Her, Her

“We chose the way we’ll be remembered” – those are the opening lyrics of Her’s self titled debut album, unfortunately the French electronic duo’s only one. It is a very deep thought, the one that Simon Carpentier and Victor Solf leave us with – it must have felt even deeper for them to write down these words, considering the cancer diagnosis Simon had been living with years before the release of the record. We Choose, the album’s opener and the first song the two best friends wrote as Her, embodies a message of hope – it is up to us to decide what we leave behind, and how we are ultimately remembered for when the curtain rolls down.

It is a bittersweet record, this one. Released months after Carpentier’s untimely passing in 2017, it is ultimately a celebration of his decade-long partnership with childhood friend Solf, filled with messages of positivity, renewal and melancholy. By the time Her was formed, in 2015, Simon had already been battling the disease for 5 years – the two friends always knew their time together was going to be limited, and that their career was destined to be a short one. But in the few years between its formation and Simon’s tragic passing in August 2017, the duo crafted their own original sound, released beautiful music and made a name for themselves. With Simon on guitar and Victor on vocals, they first popped up on the radar with one of their earliest singles, Five Minutes, which deservedly legitimized the duo’s sky-high ambitions. Well, being the soundtrack of Apple’s 2016 “Shot on iPhone” ad probably explains part of the song’s Spotify stream count [Author’s note: more than 30 million at the time of this article], but it was clear from the start that the two friends were onto something different – equal parts seduction and elegance, their trademark sound is an eclectic yet weirdly consistent mashup of electro, pop, soul and rock.

Even though Simon’s premature death left the finalization and most of the promotion of the record at the hands of Victor, Her’s debut is a joint effort from beginning to end. In the months prior to its release, and determined not to be caught off guard by the ever-looming tragedy, the duo decided to layout the blueprint for the album – and went much further than what it should sound like. The result? Well, the result is a complete and complex package, complemented with elegant videos and overall aesthetic that perfectly reflect the identity, soul and mood that the long-time friends were aiming for since the start. One might imagine how hard it must have been for Victor to finish the record on his own, but he openly talks about how it was sort of a therapeutic process – Icarus was written in memory of Simon, as was Shuggie, a homage to his friend’s deep love for the American signer-songwriter.

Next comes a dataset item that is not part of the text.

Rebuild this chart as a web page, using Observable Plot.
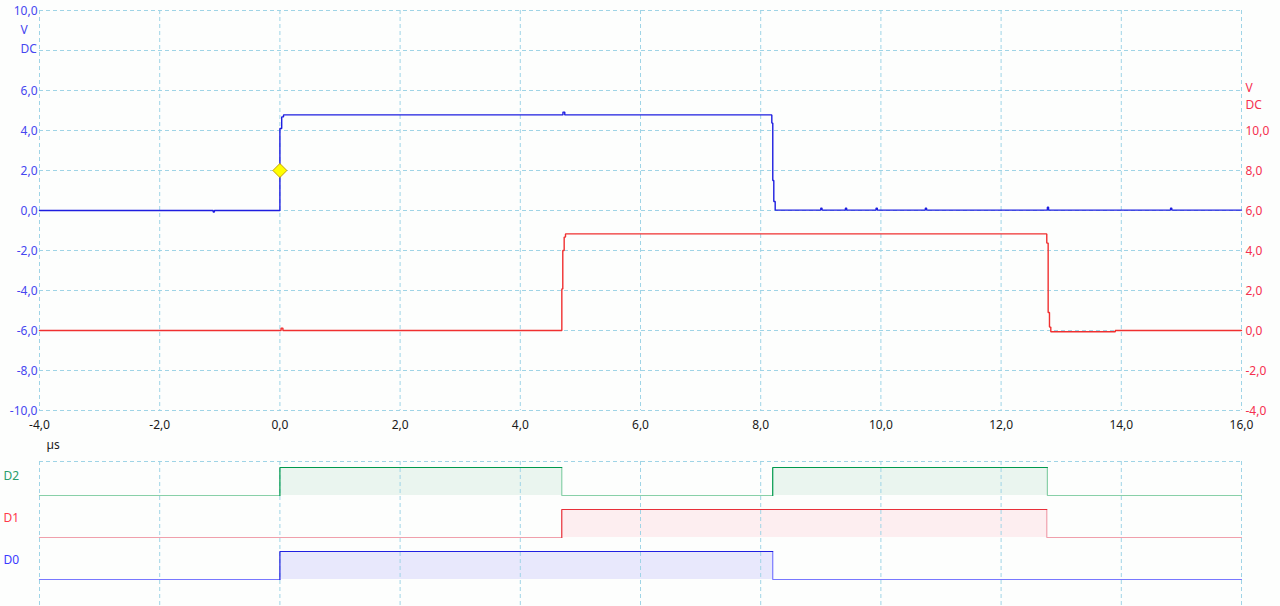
<!DOCTYPE html>
<html>
<head>
<meta charset="utf-8">
<script src="https://cdn.jsdelivr.net/npm/d3@7"></script>
<script src="https://cdn.jsdelivr.net/npm/@observablehq/plot@0.6"></script>
<style>
  html, body { margin: 0; padding: 0; background: #fdfefd; }
  #chart { width: 1280px; height: 606px; background: #fdfefd; font-family: "Noto Sans", "Open Sans", sans-serif; }
  #chart svg { display: block; background: #fdfefd; }
</style>
</head>
<body>
<div id="chart"></div>
<script>
// ---------- data ----------
const xTicks = [-4, -2, 0, 2, 4, 6, 8, 10, 12, 14, 16];
const gridY = [10, 8, 6, 4, 2, 0, -2, -4, -6, -8, -10];
const leftTicks = [10, 6, 4, 2, 0, -2, -4, -6, -8, -10];
const rightTicks = [10, 8, 6, 4, 2, 0, -2, -4];
const rightOffset = -6; // channel B axis is shifted by 6 V relative to channel A

// channel A (blue) trace: [time µs, volts]
const blueTrace = [
  [-4, 0], [-1.11, 0], [-1.11, -0.08], [-1.09, -0.08], [-1.09, 0],
  [0, 0], [0, 4.1], [0.03, 4.1], [0.03, 4.68], [0.06, 4.68], [0.06, 4.78],
  [4.71, 4.78], [4.71, 4.92], [4.74, 4.92], [4.74, 4.78],
  [8.185, 4.78], [8.185, 4.37], [8.201, 4.37], [8.201, 1.5], [8.218, 1.5],
  [8.218, 0.45], [8.241, 0.45], [8.241, 0.02],
  [9.0, 0.02], [9.0, 0.12], [9.02, 0.12], [9.02, 0.02],
  [9.41, 0.02], [9.41, 0.12], [9.43, 0.12], [9.43, 0.02],
  [9.92, 0.02], [9.92, 0.12], [9.94, 0.12], [9.94, 0.02],
  [10.74, 0.02], [10.74, 0.12], [10.76, 0.12], [10.76, 0.02],
  [12.77, 0.02], [12.77, 0.16], [12.79, 0.16], [12.79, 0.02],
  [14.82, 0.02], [14.82, 0.12], [14.84, 0.12], [14.84, 0.02],
  [16, 0.02]
];

// channel B (red) trace: [time µs, volts on right axis]
const redTrace = [
  [-4, 0], [0.02, 0], [0.02, 0.12], [0.05, 0.12], [0.05, 0],
  [4.691, 0], [4.691, 2.08], [4.707, 2.08], [4.707, 4.0], [4.73, 4.0],
  [4.73, 4.67], [4.752, 4.67], [4.752, 4.83],
  [12.76, 4.83], [12.76, 4.37], [12.783, 4.37], [12.783, 0.9], [12.805, 0.9],
  [12.805, 0.17], [12.827, 0.17], [12.827, -0.06], [13.9, -0.06], [13.9, 0], [16, 0]
];

const triggerTime = [0];
const triggerVolt = [2.0];

// digital channels
const digNames = ["D0", "D1", "D2"];
const digRise = [[0], [4.69], [0, 8.2]];
const digFall = [[8.2], [12.76], [4.69, 12.77]];
const digDark = ["#2020e0", "#e8303a", "#00994c"];
const digLight = ["#7878ff", "#f0a0ac", "#88d0a8"];
const digFill = ["#e8e8fc", "#fdeef0", "#eaf5ef"];
const digLabelColor = ["#3a3aff", "#ff3a4a", "#2a9d6a"];

// ---------- helpers ----------
const fmt = d => d.toFixed(1).replace(".", ",");
const gridColor = "#9fd4e6";
const dash = "4,3";
const font = "Noto Sans";

// ---------- analog plot ----------
const analog = Plot.plot({
  width: 1280, height: 456,
  marginLeft: 39, marginRight: 39, marginTop: 10, marginBottom: 46,
  x: {domain: [-4, 16], axis: null},
  y: {domain: [-10, 10], axis: null},
  style: {fontFamily: font, fontSize: "12px", background: "#fdfefd"},
  marks: [
    Plot.ruleX(xTicks, {stroke: gridColor, strokeDasharray: dash, strokeWidth: 1}),
    Plot.ruleY(gridY, {stroke: gridColor, strokeDasharray: dash, strokeWidth: 1}),
    Plot.line(redTrace, {x: d => d[0], y: d => d[1] + rightOffset, stroke: "#f03030", strokeWidth: 1.4, strokeLinejoin: "miter"}),
    Plot.line(blueTrace, {x: d => d[0], y: d => d[1], stroke: "#1e1ee0", strokeWidth: 1.4, strokeLinejoin: "miter"}),
    Plot.dot(triggerTime.map((t, i) => [t, triggerVolt[i]]), {x: d => d[0], y: d => d[1], symbol: "diamond2", r: 6.3, fill: "#ffff00", stroke: "#c8a000", strokeWidth: 1}),
    // left axis (channel A)
    Plot.text(leftTicks, {x: -4, y: d => d, text: fmt, textAnchor: "end", dx: -2, dy: 1, fill: "#4646f0"}),
    Plot.text(["V"], {frameAnchor: "top-left", dx: -19, dy: 15, textAnchor: "start", fill: "#4646f0"}),
    Plot.text(["DC"], {frameAnchor: "top-left", dx: -19, dy: 34, textAnchor: "start", fill: "#4646f0"}),
    // right axis (channel B)
    Plot.text(rightTicks, {x: 16, y: d => d + rightOffset, text: fmt, textAnchor: "start", dx: 4, dy: 1, fill: "#f5304f"}),
    Plot.text(["V"], {frameAnchor: "top-right", dx: 4, dy: 73, textAnchor: "start", fill: "#f5304f"}),
    Plot.text(["DC"], {frameAnchor: "top-right", dx: 4, dy: 90, textAnchor: "start", fill: "#f5304f"}),
    // x axis
    Plot.text(xTicks, {x: d => d, y: -10, text: fmt, dy: 15, fill: "#1a1a1a"}),
    Plot.text(["µs"], {frameAnchor: "bottom-left", dx: 7, dy: 38, fill: "#1a1a1a"})
  ]
});

// ---------- digital plot ----------
const rects = [], lowSegs = [], highSegs = [];
digNames.forEach((name, i) => {
  const base = i * 3, high = base + 2;
  const r = digRise[i], f = digFall[i];
  r.forEach((t, k) => {
    rects.push({x1: t, x2: f[k], y1: base, y2: high, ch: i});
    highSegs.push({ch: i, id: `${i}h${k}`, pts: [[t, base], [t, high], [f[k], high]]});
  });
  // low segments incl. falling edges
  const segs = [];
  let cur = [[-4, base]];
  r.forEach((t, k) => {
    cur.push([t, base]);
    segs.push(cur);
    cur = [[f[k], high], [f[k], base]];
  });
  cur.push([16, base]);
  segs.push(cur);
  segs.forEach((s, k) => lowSegs.push({ch: i, id: `${i}l${k}`, pts: s}));
});
const flat = arr => arr.flatMap(s => s.pts.map(p => ({x: p[0], y: p[1], ch: s.ch, id: s.id})));

const digital = Plot.plot({
  width: 1280, height: 150,
  marginLeft: 39, marginRight: 39, marginTop: 5, marginBottom: 0,
  x: {domain: [-4, 16], axis: null},
  y: {domain: [-27 / 14, 118 / 14], axis: null},
  style: {fontFamily: font, fontSize: "12px", background: "#fdfefd"},
  marks: [
    Plot.rect(rects, {x1: "x1", x2: "x2", y1: "y1", y2: "y2", fill: d => digFill[d.ch]}),
    Plot.ruleX(xTicks, {stroke: gridColor, strokeDasharray: dash, strokeWidth: 1}),
    Plot.ruleY([118 / 14], {stroke: gridColor, strokeDasharray: dash, strokeWidth: 1}),
    Plot.line(flat(lowSegs), {x: "x", y: "y", z: "id", stroke: d => digLight[d.ch], strokeWidth: 1.2, strokeLinejoin: "miter"}),
    Plot.line(flat(highSegs), {x: "x", y: "y", z: "id", stroke: d => digDark[d.ch], strokeWidth: 1.2, strokeLinejoin: "miter"}),
    Plot.text(digNames, {x: -4, y: (d, i) => i * 3 + 1.4, text: d => d, dx: -36, textAnchor: "start", fill: (d, i) => digLabelColor[i]})
  ]
});

const root = document.getElementById("chart");
root.appendChild(analog);
root.appendChild(digital);
</script>
</body>
</html>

Her’s debut is one of those records where, truth be told, all songs sound amazing – this isn’t true, obviously, but it is such a cleverly assembled album that you do get this feeling when listening to it. The two friends perfectly blend the groove and funk that provides the uplifting tone of their sound with the melancholy and powerful lyrics that elevate the whole package further. Blossom Roses is a great example of this – if musically the song is already a prime specimen of Her’s groovy and seductive trademark sound, the lyrics, which emphasize the importance of overcoming difficulties and are amongst some of the most poetic and intimate lyrics the duo ever wrote, take the whole thing to a different level.

Victor openly talks about how Simon’s positive mentality was the key for him to be able to finish the record after his passing. As he puts it, “We never talked about death, or feeling hopeless. All the time he was the opposite. We were always talking about hope and life and love”. And indeed this is what Her ultimately is about: love and relationships, life and hope. It is a record with a very positive and strong attitude – if it was ever possible for an album to have such attributes. A great example of this sunny-side-up feeling is Swim, supposedly written following a US tour just as Donald Trump became president. Rather than writing an anti-Trump song, like most artists at the time were doing and as the duo originally wanted, the two friends ended up recording a message of positivity for the American people who still had hope, a message to swim against the tide. And when you listen to it, indeed you feel like you can take on the whole world by yourself – give the song a spin on your way to work [Author’s note: perfect now that lockdown is finally over!] and tell me if I’m wrong. But we can go further back, to first song ever released by Her, to fully acknowledge that Simon and Victor had indeed crafted something different right from the start – Quite Like is a fantastic tune, a melodic beat with distorted guitar hook that is still praised for its seemingly simplicity. In other words, not at all what you would expect from an electronic duo from France.

As always, I recommend that you listen to the entire thing, and in order [Author’s note: how most albums should be listened to, I might add], but other standouts include Neighbourhood, one of the duo’s most famous songs, On & On, a darker collaboration with German rock mammoths AnnenMayKantereit and Belgium rapper Roméo Elvis and Wanna Be You, my personal favourite. For the end, I would also like to highlight the duo’s live performances, the likes of which unfortunately we will only be able to listen to on Youtube and Spotify – since everything is played live, each song is quite different from the studio renditions, having more of a rock atmosphere. With this in mind, do yourself a favour and listen to Her Live Tape #2, a live recording of one of Her’s last performances at the Gaité Lyrique in Paris.

“We chose the way we’ll be remembered” – no one else can decide for us. Rest assured Mr. Carpentier, you did leave a great legacy behind.